When you’re taking pictures of the nile river in africa, remember that people live here. This isn't a museum. In many rural parts of Sudan and Ethiopia, the river is where people wash clothes, bathe, and gather water.

  • Always ask before photographing people.
  • Don't just take "poverty porn" shots; look for the resilience and the daily rhythm.
  • Acknowledge the modernization. The Nile isn't just ancient temples; it’s also bustling cities and new bridges.

The river is a paradox. It’s the oldest tourist destination on Earth, yet it’s currently at the center of some of the world's newest environmental and political crises. To photograph it well, you have to embrace both the beauty and the tension.

Actionable Steps for the Aspiring Nile Traveler

If you want to see this for yourself, start in Aswan, not Cairo. Aswan is where the river is at its most beautiful—the water is clearer, the granite islands are stunning, and the pace is slower. Hire a local rowboat instead of a giant cruise ship. You’ll get closer to the reeds, see the birdlife, and actually hear the water.

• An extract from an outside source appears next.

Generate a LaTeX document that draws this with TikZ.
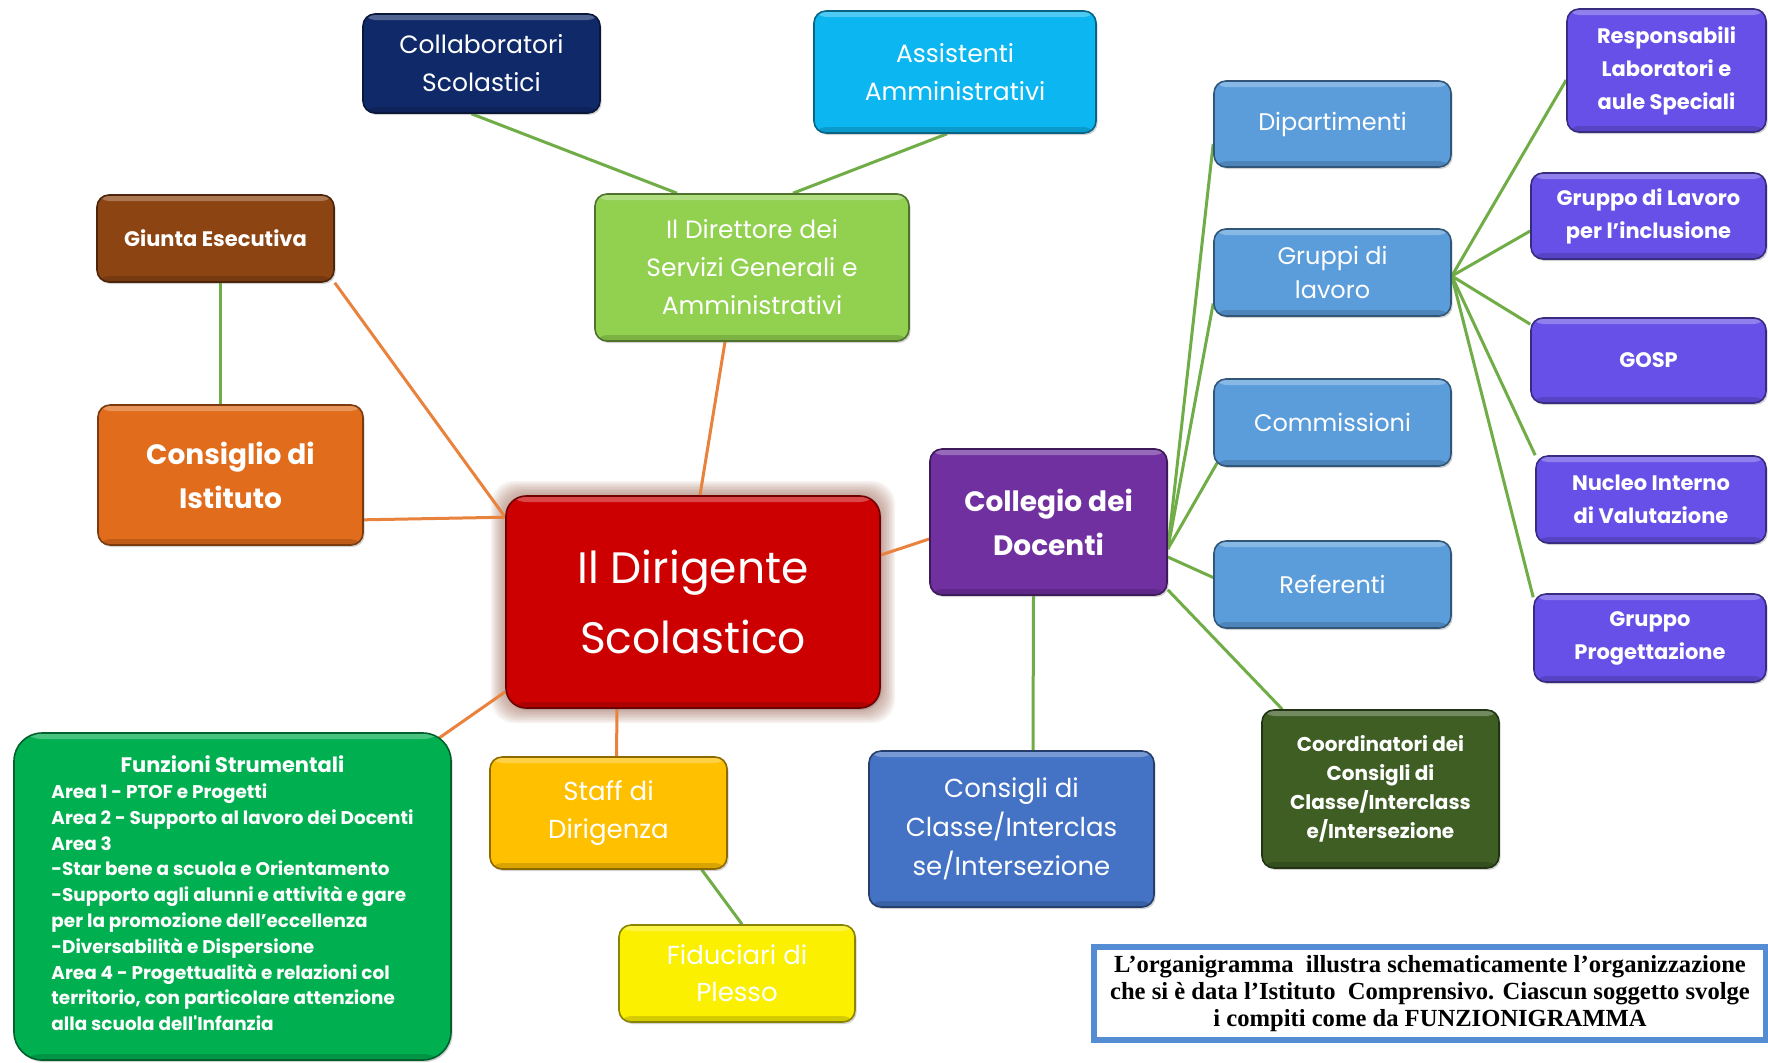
\documentclass[tikz,border=0pt]{standalone}
\usepackage{fontspec}
\newfontfamily\cf{Poppins}
\newfontfamily\capf{Liberation Serif}
\usetikzlibrary{shadows,calc,backgrounds}
\definecolor{cnavy}{RGB}{16,42,105}
\definecolor{ccyan}{RGB}{12,182,240}
\definecolor{cbrown}{RGB}{140,68,18}
\definecolor{clgreen}{RGB}{146,208,80}
\definecolor{corange}{RGB}{224,108,28}
\definecolor{cred}{RGB}{204,0,0}
\definecolor{cpurple}{RGB}{112,48,160}
\definecolor{clblue}{RGB}{91,157,219}
\definecolor{cviolet}{RGB}{102,80,232}
\definecolor{cdgreen}{RGB}{62,94,36}
\definecolor{cblue}{RGB}{68,114,196}
\definecolor{cgold}{RGB}{255,192,0}
\definecolor{cyellow}{RGB}{250,240,0}
\definecolor{cgreen}{RGB}{0,176,80}
\definecolor{capblue}{RGB}{84,141,212}
\definecolor{lgreen}{RGB}{112,173,71}
\definecolor{lorange}{RGB}{232,130,60}
\definecolor{glowc}{RGB}{150,90,70}
\tikzset{
  box/.style={rounded corners=6pt, fill=#1, draw=#1!55!black, line width=0.8pt,
    drop shadow={shadow xshift=0.8pt, shadow yshift=-1pt, opacity=0.35},
    text=white, align=center, inner sep=0pt, font=\cf,
    path picture={
      \fill[white,opacity=0.28] (path picture bounding box.north west) rectangle ([yshift=-3pt]path picture bounding box.north east);
      \fill[black,opacity=0.15] (path picture bounding box.south west) rectangle ([yshift=3pt]path picture bounding box.south east);}},
  gline/.style={draw=lgreen, line width=1.5pt},
  oline/.style={draw=lorange, line width=1.5pt},
  fstd/.style={font=\cf\fontsize{12.5}{19}\selectfont},
  fbig/.style={font=\cf\bfseries\fontsize{14}{22}\selectfont},
  fblue/.style={font=\cf\fontsize{12}{17}\selectfont},
  fviol/.style={font=\cf\bfseries\fontsize{10.5}{16.5}\selectfont},
}
\begin{document}
\begin{tikzpicture}[x=0.5pt,y=-0.5pt]
\useasboundingbox (0,0) rectangle (1768,1062);
% nodes
\node[box=cnavy, fstd, minimum width=118.5pt, minimum height=49.5pt] (collab) at (481.5,63.5) {Collaboratori\\Scolastici};
\node[box=ccyan, fstd, minimum width=141pt, minimum height=61pt] (assist) at (955,72) {Assistenti\\Amministrativi};
\node[box=cbrown, font=\cf\bfseries\fontsize{10.5}{15}\selectfont, minimum width=118.5pt, minimum height=43.5pt] (giunta) at (215.5,238.5) {Giunta Esecutiva};
\node[box=clgreen, fstd, minimum width=157pt, minimum height=73.5pt] (dsga) at (752,267.5) {Il Direttore dei\\Servizi Generali e\\Amministrativi};
\node[box=corange, fbig, minimum width=132.5pt, minimum height=70pt] (consiglio) at (230.5,475) {Consiglio di\\Istituto};
\node[box=cred, font=\cf\fontsize{22}{35}\selectfont, minimum width=187pt, minimum height=106pt, rounded corners=10pt] (dirigente) at (693,602) {Il Dirigente\\Scolastico};
\node[box=cpurple, fbig, minimum width=118.5pt, minimum height=73pt] (collegio) at (1048.5,522) {Collegio dei\\Docenti};
\node[box=clblue, fblue, minimum width=118.5pt, minimum height=43pt] (dip) at (1332.5,124) {Dipartimenti};
\node[box=clblue, fblue, minimum width=118.5pt, minimum height=43.5pt] (gruppi) at (1332.5,272.5) {Gruppi di\\lavoro};
\node[box=clblue, fblue, minimum width=118.5pt, minimum height=43.5pt] (comm) at (1332.5,422.5) {Commissioni};
\node[box=clblue, fblue, minimum width=118.5pt, minimum height=43.5pt] (ref) at (1332.5,584.5) {Referenti};
\node[box=cviolet, fviol, minimum width=99.5pt, minimum height=61.5pt] (resp) at (1666.5,70.5) {Responsabili\\Laboratori e\\aule Speciali};
\node[box=cviolet, fviol, minimum width=117.5pt, minimum height=43pt] (gli) at (1648.5,216) {Gruppo di Lavoro\\per l’inclusione};
\node[box=cviolet, fviol, minimum width=117.5pt, minimum height=42.5pt] (gosp) at (1648.5,360.5) {GOSP};
\node[box=cviolet, fviol, minimum width=115pt, minimum height=43.5pt] (nucleo) at (1651,499.5) {Nucleo Interno\\di Valutazione};
\node[box=cviolet, fviol, minimum width=116pt, minimum height=44pt] (gprog) at (1650,638) {Gruppo\\Progettazione};
\node[box=cdgreen, font=\cf\bfseries\fontsize{10}{14.5}\selectfont, minimum width=118.5pt, minimum height=79pt] (coord) at (1380.5,789) {Coordinatori dei\\Consigli di\\Classe/Interclass\\e/Intersezione};
\node[box=cblue, font=\cf\fontsize{13}{19.5}\selectfont, minimum width=142.5pt, minimum height=78pt] (consigli) at (1011.5,829) {Consigli di\\Classe/Interclas\\se/Intersezione};
\node[box=cgold, font=\cf\fontsize{13}{18.7}\selectfont, minimum width=118.5pt, minimum height=56pt] (staff) at (608.5,813) {Staff di\\Dirigenza};
\node[box=cyellow, font=\cf\fontsize{13}{18.7}\selectfont, minimum width=118pt, minimum height=48.5pt] (fid) at (737,973.5) {Fiduciari di\\Plesso};
\node[box=cgreen, rounded corners=14pt, font=\cf\bfseries\fontsize{9.2}{12.9}\selectfont, minimum width=218.5pt, minimum height=163.5pt] (funz) at (232.5,896.5) {%
\begin{tabular}{@{}l@{}}
\multicolumn{1}{@{}c@{}}{\fontsize{10.5}{12.9}\selectfont Funzioni Strumentali}\\
Area 1 - PTOF e Progetti\\
Area 2 - Supporto al lavoro dei Docenti\\
Area 3\\
-Star bene a scuola e Orientamento\\
-Supporto agli alunni e attività e gare\\
per la promozione dell’eccellenza\\
-Diversabilità e Dispersione\\
Area 4 - Progettualità e relazioni col\\
territorio, con particolare attenzione\\
alla scuola dell'Infanzia
\end{tabular}};
\node[draw=capblue, line width=3pt, fill=white, text=black, align=center, inner sep=0pt,
  font=\capf\bfseries\fontsize{12.3}{13.5}\selectfont,
  drop shadow={shadow xshift=0.5pt, shadow yshift=-1pt, opacity=0.3},
  minimum width=336pt, minimum height=46.5pt] (caption) at (1430,993.5)
  {L’organigramma\ \ illustra schematicamente l’organizzazione\\che si è data l’Istituto\ \ Comprensivo. Ciascun soggetto svolge\\i compiti come da FUNZIONIGRAMMA};
\begin{scope}[on background layer]
\fill[white] (0,0) rectangle (1768,1062);
\foreach \k in {1,...,9}
  \fill[glowc, opacity=0.07, rounded corners=12pt] ($(dirigente.north west)+(-1.6*\k,-1.6*\k)$) rectangle ($(dirigente.south east)+(1.6*\k,1.6*\k)$);
% orange connectors
\draw[oline] (giunta.south east) -- ($(dirigente.north west)+(0,22)$);
\draw[oline] ($(consiglio.south east)+(0,-26)$) -- ($(dirigente.north west)+(0,22)$);
\draw[oline] ($(dsga.south)+(-27,0)$) -- ($(dirigente.north)+(7,0)$);
\draw[oline] ($(dirigente.east)+(0,-47)$) -- ($(collegio.west)+(0,17)$);
\draw[oline] ($(dirigente.south west)+(0,-17)$) -- ($(funz.north east)+(-23,13)$);
\draw[oline] ($(staff.north)+(8,0)$) -- ($(dirigente.south)+(-76,0)$);
% green connectors
\draw[gline] ($(collab.south)+(-10,0)$) -- ($(dsga.north)+(-75,0)$);
\draw[gline] ($(assist.south)+(-8,0)$) -- ($(dsga.north)+(41,0)$);
\draw[gline] ($(giunta.south)+(4.5,0)$) -- ($(consiglio.north)+(-10.5,0)$);
\draw[gline] ($(staff.south east)+(-26,0)$) -- ($(fid.north)+(5,0)$);
\draw[gline] ($(collegio.south)+(-15,0)$) -- ($(consigli.north)+(21.5,0)$);
\draw[gline] ($(collegio.east)+(0,27)$) -- ($(dip.west)+(0,20)$);
\draw[gline] ($(collegio.east)+(0,27)$) -- ($(gruppi.west)+(0,31)$);
\draw[gline] ($(collegio.east)+(0,27)$) -- ($(comm.south west)+(4,-4)$);
\draw[gline] ($(collegio.east)+(0,35)$) -- ($(ref.west)+(0,-7)$);
\draw[gline] ($(collegio.south east)+(0,-6)$) -- ($(coord.north west)+(21,0)$);
\draw[gline] ($(gruppi.east)+(0,3.5)$) -- ($(resp.west)+(0,9.5)$);
\draw[gline] ($(gruppi.east)+(0,3.5)$) -- ($(gli.west)+(0,15)$);
\draw[gline] ($(gruppi.east)+(0,3.5)$) -- ($(gosp.north west)+(0,7)$);
\draw[gline] ($(gruppi.east)+(0,3.5)$) -- (nucleo.north west);
\draw[gline] ($(gruppi.east)+(0,3.5)$) -- ($(gprog.north west)+(0,4)$);
\end{scope}
\end{tikzpicture}
\end{document}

For those interested in the Ethiopian side, visit Bahir Dar. You can take a boat out onto Lake Tana to see the ancient monasteries and then drive to the Blue Nile Falls. Just check the local travel advisories first, as regional stability can fluctuate.

Finally, read up on the Nile Basin Initiative. Understanding how these eleven countries are trying (and sometimes failing) to share this water will give your photos much more depth. You won't just see a river; you'll see a lifeline under pressure.

Stop looking for the perfect, empty sunset. Look for the tugboats, the kids swimming, the farmers checking their irrigation pumps, and the massive dams changing the world. That’s where the real pictures are.